Saturday, January 29, 2011
It's National Hot Tea Month!
And there, of course, is the rub. It turns out that when you Google "National Hot Tea Month" all of the websites that come up are to companies who sell tea. I'm sure you all saw that coming, as I did...
But it makes me think about how we mark time. I've long been aware of, and annoyed by, "Hallmark Holidays" that are more about selling greeting cards than marking time. And every year I go a little crazy when I hear about "the twenty-five days of Christmas" - namely December 1 to December 25. My family is tired of hearing me yell back at the television: "That's called Advent! There are TWELVE days of Christmas and they BEGIN on December 25!"
My New Year's Resolution this year was to live more fully into becoming an old curmudgeon. So far, so good. And truth be told, I have nothing against tea. I am a coffee drinker married to a tea drinker and we have made it work for almost twenty-five years, and every now and again I do enjoy a cup of afternoon tea, which just feels more soothing at that time of the day than coffee.

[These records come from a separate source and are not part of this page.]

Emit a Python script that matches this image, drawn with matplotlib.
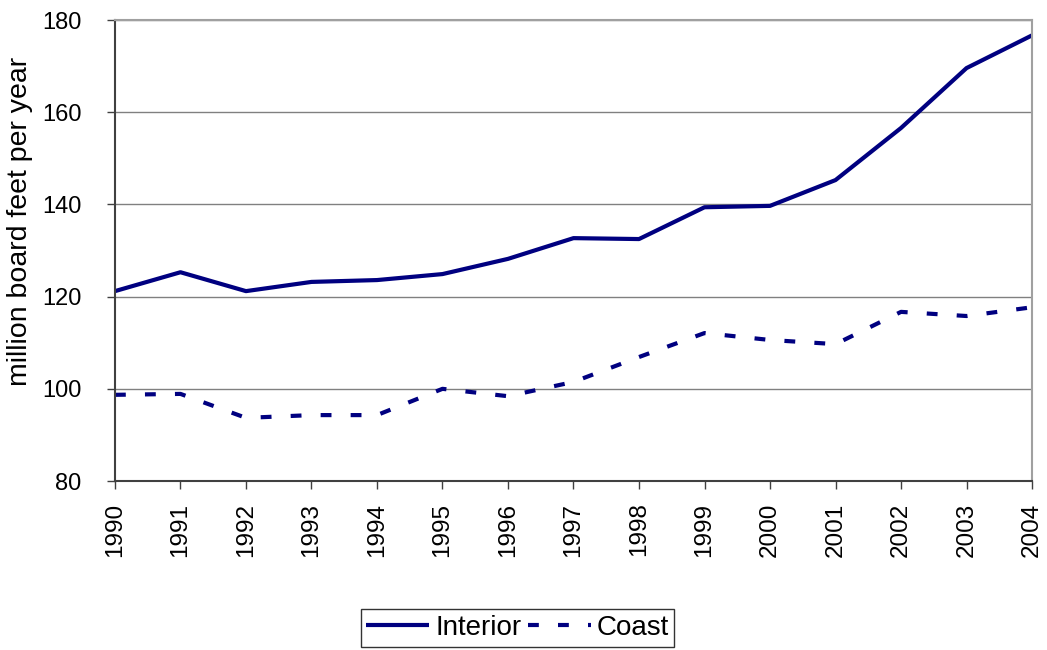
import matplotlib
matplotlib.use("Agg")
import matplotlib.pyplot as plt

years = [1990, 1991, 1992, 1993, 1994, 1995, 1996, 1997, 1998, 1999, 2000, 2001, 2002, 2003, 2004]
interior = [121.2, 125.3, 121.2, 123.2, 123.6, 124.9, 128.2, 132.7, 132.5, 139.4, 139.7, 145.3, 156.6, 169.6, 176.7]
coast = [98.7, 98.9, 93.7, 94.3, 94.3, 100.0, 98.4, 101.5, 106.9, 112.1, 110.6, 109.7, 116.7, 115.8, 117.7]
yticks = [80, 100, 120, 140, 160, 180]

plt.rcParams['font.family'] = ['Liberation Sans', 'DejaVu Sans']

fig = plt.figure(figsize=(10.47, 6.5), dpi=100)
ax = fig.add_axes([0.1098, 0.26, 0.8759, 0.709])

color = '#000080'
ax.plot(years, interior, color=color, lw=3.0, solid_joinstyle='round', solid_capstyle='butt', label='Interior')
ax.plot(years, coast, color=color, lw=3.0, linestyle=(0, (2.6, 4.6)), dash_capstyle='butt', label='Coast')

ax.set_xlim(1990, 2004)
ax.set_ylim(80, 180)
ax.set_yticks(yticks)
ax.set_xticks(years)
ax.set_xticklabels([str(y) for y in years], rotation=90, fontsize=17.5)
ax.tick_params(axis='y', labelsize=17, length=6, width=1, color='#404040', direction='out', pad=18)
ax.tick_params(axis='x', length=5.5, width=1, color='#404040', direction='out', pad=10)
ax.grid(axis='y', color='#808080', lw=1)
ax.set_axisbelow(True)
for s in ['top', 'right']:
    ax.spines[s].set_color('#a0a0a0')
    ax.spines[s].set_linewidth(1.5)
for s in ['left', 'bottom']:
    ax.spines[s].set_color('#404040')
    ax.spines[s].set_linewidth(1.5)

fig.text(20 / 1047, 1 - 221 / 650, 'million board feet per year', rotation=90,
         ha='center', va='center', fontsize=20.5)

leg = fig.legend(loc='center', bbox_to_anchor=(0.4943, 0.0338), ncol=2, fontsize=20,
                 frameon=True, fancybox=False, edgecolor='black', handlelength=2.27,
                 handletextpad=0.22, columnspacing=0.22, borderpad=0.2, borderaxespad=0)
leg.get_frame().set_linewidth(1.0)

fig.savefig('out.png', dpi=100)
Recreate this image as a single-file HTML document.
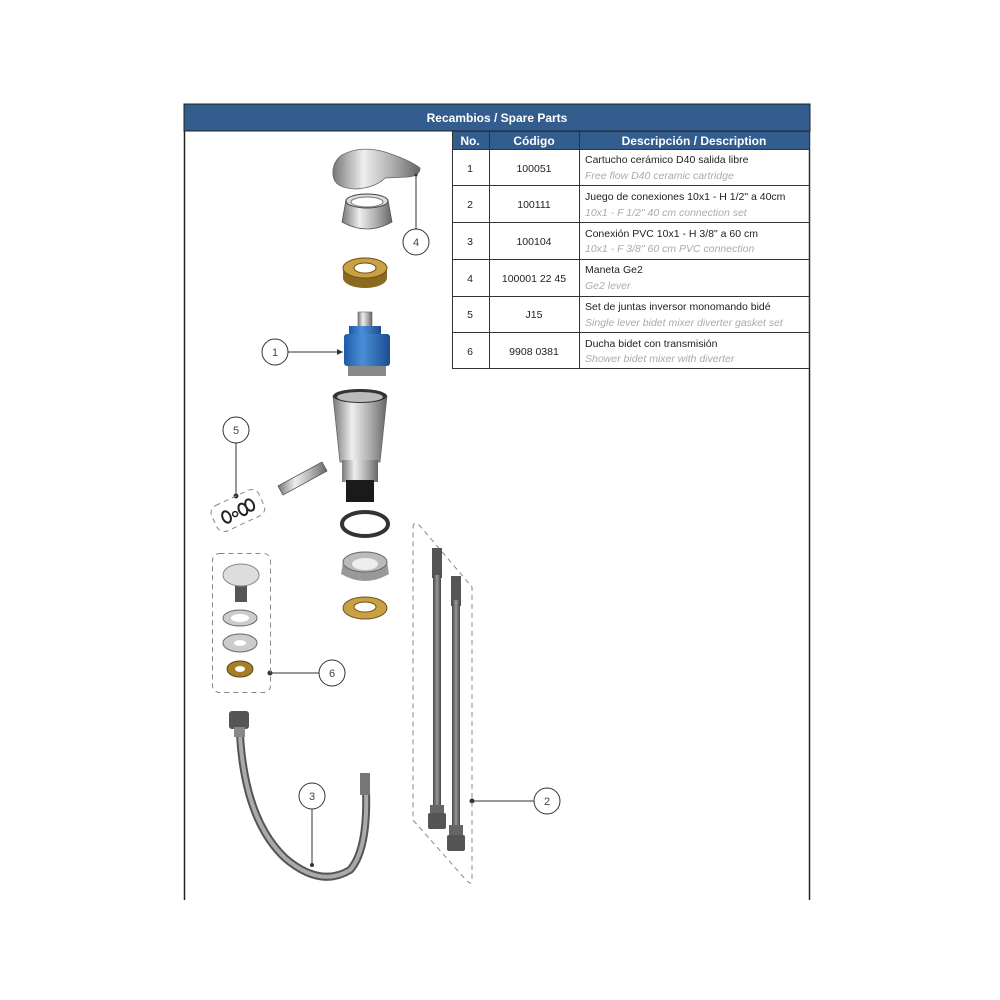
<!DOCTYPE html>
<html><head><meta charset="utf-8"><style>
html,body{margin:0;padding:0;background:#fff;}
body{width:1000px;height:1000px;position:relative;overflow:hidden;font-family:"Liberation Sans",sans-serif;}
svg{position:absolute;left:0;top:0;}
</style></head><body>
<svg width="1000" height="1000" viewBox="0 0 1000 1000" xmlns="http://www.w3.org/2000/svg">
<defs>
<linearGradient id="met" x1="0" x2="1"><stop offset="0" stop-color="#777"/><stop offset=".35" stop-color="#eee"/><stop offset=".7" stop-color="#aaa"/><stop offset="1" stop-color="#666"/></linearGradient>
<linearGradient id="blu" x1="0" x2="1"><stop offset="0" stop-color="#1e5aa8"/><stop offset=".4" stop-color="#4a8fd8"/><stop offset="1" stop-color="#1b4d91"/></linearGradient>
<linearGradient id="hose" x1="0" x2="1"><stop offset="0" stop-color="#444"/><stop offset=".5" stop-color="#999"/><stop offset="1" stop-color="#444"/></linearGradient>
</defs>
<!-- frame -->
<line x1="184.5" y1="104" x2="184.5" y2="900" stroke="#222" stroke-width="1.5"/>
<line x1="809.5" y1="104" x2="809.5" y2="900" stroke="#222" stroke-width="1.5"/>
<rect x="184" y="104" width="626" height="27" fill="#335d8f" stroke="#222" stroke-width="1"/>
<text x="497" y="122" font-size="12" font-weight="bold" fill="#fff" text-anchor="middle">Recambios / Spare Parts</text>
<!-- table -->
<rect x="452" y="131" width="358" height="18" fill="#335d8f"/>
<g fill="#fff" font-size="12" font-weight="bold" text-anchor="middle">
<text x="470" y="145">No.</text><text x="534" y="145">Código</text><text x="694" y="145">Descripción / Description</text></g>
<g stroke="#333" stroke-width="1" fill="none">
<rect x="452.5" y="131.5" width="357" height="237"/>
<line x1="489.5" y1="131" x2="489.5" y2="369"/><line x1="579.5" y1="131" x2="579.5" y2="369"/>
<line x1="452" y1="149.5" x2="810" y2="149.5"/><line x1="452" y1="185.5" x2="810" y2="185.5"/>
<line x1="452" y1="222.5" x2="810" y2="222.5"/><line x1="452" y1="259.5" x2="810" y2="259.5"/>
<line x1="452" y1="296.5" x2="810" y2="296.5"/><line x1="452" y1="332.5" x2="810" y2="332.5"/>
</g>
<g font-size="10.5" fill="#222">
<g text-anchor="middle">
<text x="470" y="172">1</text><text x="534" y="172">100051</text>
<text x="470" y="208">2</text><text x="534" y="208">100111</text>
<text x="470" y="245">3</text><text x="534" y="245">100104</text>
<text x="470" y="282">4</text><text x="534" y="282">100001 22 45</text>
<text x="470" y="318">5</text><text x="534" y="318">J15</text>
<text x="470" y="355">6</text><text x="534" y="355">9908 0381</text>
</g>
<text x="585" y="163">Cartucho cerámico D40 salida libre</text>
<text x="585" y="200">Juego de conexiones 10x1 - H 1/2" a 40cm</text>
<text x="585" y="237">Conexión PVC 10x1 - H 3/8" a 60 cm</text>
<text x="585" y="273">Maneta Ge2</text>
<text x="585" y="310">Set de juntas inversor monomando bidé</text>
<text x="585" y="347">Ducha bidet con transmisión</text>
</g>
<g font-size="10.5" fill="#aaa" font-style="italic">
<text x="585" y="179">Free flow D40 ceramic cartridge</text>
<text x="585" y="216">10x1 - F 1/2" 40 cm connection set</text>
<text x="585" y="252">10x1 - F 3/8" 60 cm PVC connection</text>
<text x="585" y="289">Ge2 lever</text>
<text x="585" y="326">Single lever bidet mixer diverter gasket set</text>
<text x="585" y="362">Shower bidet mixer with diverter</text>
</g>

<!-- lever -->
<path d="M342 155 Q360 145 385 152 Q410 160 420 168 Q420 176 408 177 L385 178 Q375 188 355 189 Q334 188 333 175 Q332 162 342 155Z" fill="url(#met)" stroke="#666" stroke-width=".8"/>
<!-- cap -->
<path d="M346 200 L388 200 L392 222 Q367 236 342 222Z" fill="url(#met)" stroke="#555" stroke-width=".8"/>
<ellipse cx="367" cy="201" rx="21" ry="7" fill="#ddd" stroke="#444"/>
<ellipse cx="367" cy="202" rx="16" ry="5" fill="#fff" stroke="#777"/>
<!-- brass nut -->
<ellipse cx="365" cy="278" rx="22" ry="10" fill="#8a6a20"/>
<rect x="343" y="268" width="44" height="10" fill="#8a6a20"/>
<ellipse cx="365" cy="268" rx="22" ry="10" fill="#c9a042" stroke="#6b5018"/>
<ellipse cx="365" cy="268" rx="11" ry="5" fill="#fff" stroke="#6b5018"/>
<!-- cartridge -->
<rect x="358" y="312" width="14" height="20" fill="url(#met)" stroke="#666" stroke-width=".6"/>
<rect x="349" y="326" width="32" height="10" fill="url(#blu)"/>
<rect x="344" y="334" width="46" height="32" rx="3" fill="url(#blu)"/>
<rect x="348" y="366" width="38" height="10" fill="#888"/>
<!-- body -->
<path d="M333 396 L387 396 L380 462 L340 462Z" fill="url(#met)" stroke="#666" stroke-width=".8"/>
<ellipse cx="360" cy="396" rx="27" ry="7" fill="#333"/>
<ellipse cx="360" cy="397" rx="23" ry="5" fill="#bbb"/>
<rect x="342" y="460" width="36" height="22" fill="url(#met)"/>
<rect x="346" y="480" width="28" height="22" fill="#1a1a1a"/>
<!-- pin -->
<path d="M278 486 L322 462 L327 471 L283 495Z" fill="url(#met)" stroke="#555" stroke-width=".8"/>
<!-- rings -->
<ellipse cx="365" cy="524" rx="23" ry="12" fill="none" stroke="#333" stroke-width="4"/>
<path d="M343 562 L387 562 L389 574 Q365 588 341 574Z" fill="#999"/>
<ellipse cx="365" cy="562" rx="22" ry="10" fill="#bbb" stroke="#666"/>
<ellipse cx="365" cy="564" rx="13" ry="6" fill="#eee"/>
<ellipse cx="365" cy="608" rx="22" ry="11" fill="#c9a042" stroke="#6b5018"/>
<ellipse cx="365" cy="607" rx="11" ry="5" fill="#fff" stroke="#6b5018"/>

<!-- callouts -->
<g stroke="#333" stroke-width="1" fill="#fff">
<line x1="416" y1="175" x2="416" y2="229"/>
<circle cx="416" cy="242" r="13"/>
<line x1="288" y1="352" x2="343" y2="352"/>
<circle cx="275" cy="352" r="13"/>
<line x1="236" y1="443" x2="236" y2="496"/>
<circle cx="236" cy="430" r="13"/>
<line x1="270" y1="673" x2="319" y2="673"/>
<circle cx="332" cy="673" r="13"/>
<line x1="312" y1="809" x2="312" y2="865"/>
<circle cx="312" cy="796" r="13"/>
<line x1="472" y1="801" x2="534" y2="801"/>
<circle cx="547" cy="801" r="13"/>
</g>
<path d="M343 352 l-6 -3 v6z" fill="#333"/>
<g fill="#333"><circle cx="416" cy="175" r="1.5"/><circle cx="236" cy="496" r="2.5"/><circle cx="270" cy="673" r="2.5"/><circle cx="312" cy="865" r="2"/><circle cx="472" cy="801" r="2.5"/></g>
<g font-size="11" fill="#444" text-anchor="middle">
<text x="416" y="246">4</text><text x="275" y="356">1</text><text x="236" y="434">5</text>
<text x="332" y="677">6</text><text x="312" y="800">3</text><text x="547" y="805">2</text></g>

<!-- group 5 -->
<g transform="rotate(-25 237 511)">
<rect x="212" y="497" width="52" height="28" rx="8" fill="none" stroke="#888" stroke-dasharray="5,4"/>
<ellipse cx="225" cy="512" rx="4" ry="6" fill="none" stroke="#222" stroke-width="2"/>
<circle cx="234" cy="513" r="2.5" fill="none" stroke="#222" stroke-width="1.5"/>
<ellipse cx="243" cy="512" rx="4" ry="6" fill="none" stroke="#222" stroke-width="2"/>
<ellipse cx="251" cy="511" rx="4" ry="6" fill="none" stroke="#222" stroke-width="2"/>
</g>

<!-- group 6 -->
<rect x="212.5" y="553.5" width="58" height="139" rx="7" fill="none" stroke="#888" stroke-dasharray="5,4"/>
<rect x="235" y="580" width="12" height="22" fill="#555"/>
<ellipse cx="241" cy="575" rx="18" ry="11" fill="#ddd" stroke="#888"/>
<ellipse cx="240" cy="618" rx="17" ry="8" fill="#ccc" stroke="#666"/><ellipse cx="240" cy="618" rx="9" ry="4" fill="#fff"/>
<ellipse cx="240" cy="643" rx="17" ry="9" fill="#ccc" stroke="#666"/><ellipse cx="240" cy="643" rx="6" ry="3" fill="#fff"/>
<ellipse cx="240" cy="669" rx="13" ry="8" fill="#a57f25" stroke="#5a4412"/><ellipse cx="240" cy="669" rx="5" ry="3" fill="#fff"/>

<!-- hose 3 -->
<path d="M240 735 Q245 820 285 858 Q320 888 350 870 Q368 850 366 790" fill="none" stroke="#555" stroke-width="8"/>
<path d="M240 735 Q245 820 285 858 Q320 888 350 870 Q368 850 366 790" fill="none" stroke="#aaa" stroke-width="4"/>
<rect x="229" y="711" width="20" height="18" rx="3" fill="#555"/>
<rect x="234" y="727" width="11" height="10" fill="#888"/>
<rect x="360" y="773" width="10" height="22" fill="#777"/>

<!-- group 2 -->
<path d="M413 528 Q413 520 420 526 L472 587 L472 880 Q472 886 466 880 L413 820Z" fill="none" stroke="#888" stroke-dasharray="5,4"/>
<rect x="432" y="548" width="10" height="30" fill="#555"/>
<rect x="433" y="575" width="8" height="245" fill="url(#hose)"/>
<rect x="430" y="805" width="14" height="12" fill="#666"/>
<rect x="428" y="813" width="18" height="16" rx="2" fill="#555"/>
<rect x="451" y="576" width="10" height="30" fill="#555"/>
<rect x="452" y="600" width="8" height="230" fill="url(#hose)"/>
<rect x="449" y="825" width="14" height="12" fill="#666"/>
<rect x="447" y="835" width="18" height="16" rx="2" fill="#555"/>
</svg>
</body></html>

Now here is the really weird thing, though. It's been years since I've made a habit of having a cup of afternoon tea but last week, BEFORE I noticed that it was "national hot tea month" I actually had a cup of tea in the afternoon. Twice in one week! Now did I "see" the advertisement- but not register it consciously? Was my desire for tea a "subliminal" one? Or is this all just a strange coincidence?
We are surrounded by messages that tell us "what time it is" but that really mean to sell us stuff. Some of it is bad for us, some of it is neutral, and some of it may even be good for us. As far as I'm concerned, a hot cup of tea might even fall into the last category. But how do we become more aware of what is "real" and what is slick advertising that tells us what is real? National Hot Tea Month? Are you kidding me?
How can we learn to more faithfully "mark time" not by ad campaigns masquerading as "national holidays" but by the rhythms of the liturgical year? This is not, of course, an either/or proposition. But as a Christian, my life is oriented around two great mysteries; a holy birth, and a holy death. Each of those seasons is preceded by a time of preparation and followed by a time for reflection and action. These two great cycles: Advent/Christmas/Epiphany and Lent/Easter/Pentecost are meant to mark, and shape, the lives of Christian people.
Now let me be clear; I see absolutely nothing wrong with a cup of tea to sit and ponder the Mystery of the Incarnation. In fact, I have two or three more days to do just that. But I need to do it fast, before National Chocolate Lovers Month begins!